Can you buy rebuild kits for these starters? Pretty sure mine packed it in on the weekend. It's not throwing the bendix out 99% of the time even when hot and sometimes when it did engage it would stall the motor as if the battery was flat. New Li-on battery testing at 12.6v so it's not the battery.
 
Can you buy rebuild kits for these starters? Pretty sure mine packed it in on the weekend. It's not throwing the bendix out 99% of the time even when hot and sometimes when it did engage it would stall the motor as if the battery was flat. New Li-on battery testing at 12.6v so it's not the battery.

It seems like mine started having issues when I went to the Li-on battery. I changed back and it worked better. As far as the KTM's, my son's '13 engages every time. Hasn't kicked out once since he got it.
 
E Start

Yes the main problem is the starter not engaging . It turns it over quite good once it engages but it only engages 1/2 the time . button seems to be fine so not sure what is really up. Had a tractor that had issues and it needed to be cleaned . But this doesn't even make an attempt to engage it's frustrating . I'll check all the wires maybe there is something loose or ill fitting . So anyway thanks for all the help and ideas .
 
But this doesn't even make an attempt to engage it's frustrating.

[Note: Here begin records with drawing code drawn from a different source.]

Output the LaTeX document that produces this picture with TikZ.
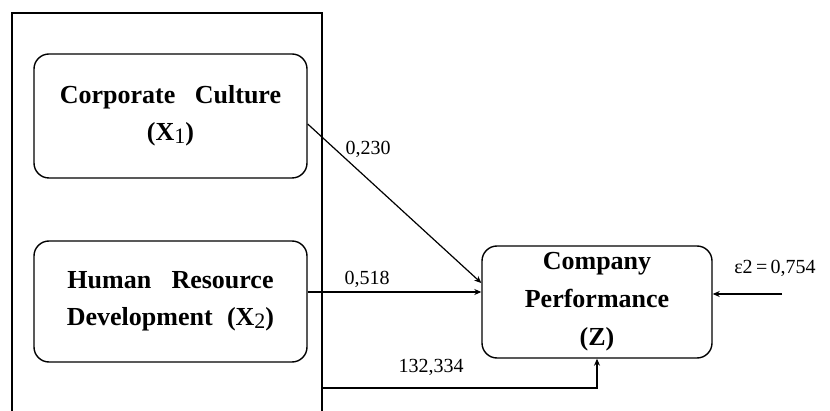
\documentclass[tikz,border=0pt]{standalone}
\usepackage{fontspec}
\setmainfont{Liberation Serif}
\usetikzlibrary{arrows.meta}
\newcommand{\subidx}[1]{\raisebox{-0.12em}{\fontsize{22}{22}\selectfont\mdseries #1}}
\begin{document}
\begin{tikzpicture}[x=1pt, y=-1pt,
  var/.style={draw, line width=1.4pt, rounded corners=15pt, inner sep=0pt,
    align=center, font=\fontsize{26}{37}\selectfont\bfseries},
  path/.style={line width=1.2pt, -{Stealth[length=7pt,width=6pt]}},
  coef/.style={inner sep=0pt, anchor=base, font=\fontsize{20}{20}\selectfont}]
  \useasboundingbox (0,0) rectangle (830,411);
  \fill[white] (0,0) rectangle (830,411);

  % open frame around the exogenous variables
  \draw[line width=1.5pt] (12,411) -- (12,13) -- (322,13) -- (322,411);

  \node[var, minimum width=273pt, minimum height=124pt] (cc) at (170.5,116)
    {Corporate\hspace{0.75em}Culture\\(X\subidx{1})};
  \node[var, minimum width=273pt, minimum height=121pt] (hrd) at (170.5,301.5)
    {Human\hspace{0.78em}Resource\\Development\hspace{0.55em}(X\subidx{2})};
  \node[var, minimum width=230pt, minimum height=112pt, font=\fontsize{26}{38}\selectfont\bfseries] (cp) at (597,302)
    {Company\\Performance\\(Z)};

  \coordinate (fr) at (322,388);
  \coordinate (err) at (782,294);

  \draw[path] ([yshift=-8pt]cc.east) -- ([yshift=19pt]cp.west);
  \draw[path] (hrd.east |- 0,292) -- (cp.west |- 0,292);
  \draw[path] (fr) -- (fr -| cp.south) -- (cp.south);
  \draw[path] (err) -- (err -| cp.east);

  \node[coef] (l1) at (368,155) {0,230};
  \node[coef] (l2) at (367,285) {0,518};
  \node[coef] (l3) at (431,373) {132,334};
  \node[coef] (l4) at (775,274) {ε2\,=\,0,754};
\end{tikzpicture}
\end{document}
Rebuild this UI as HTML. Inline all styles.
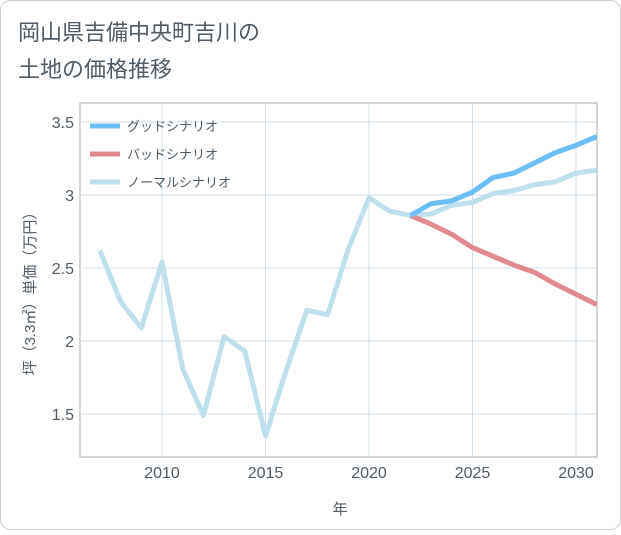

If the starter motor doesn't turn, then you have an electrical issue (fuse, connection, battery).

If the starter motor turns and you have an engagement issue, then the bendix needs to be replaced (this assumes basic alignment is correct so the gears can mesh with some freeplay).

Whenever I check my bendix, it always "cams out" correctly by hand so I have not replaced it. The system still misses (starts correctly about 75% of the time).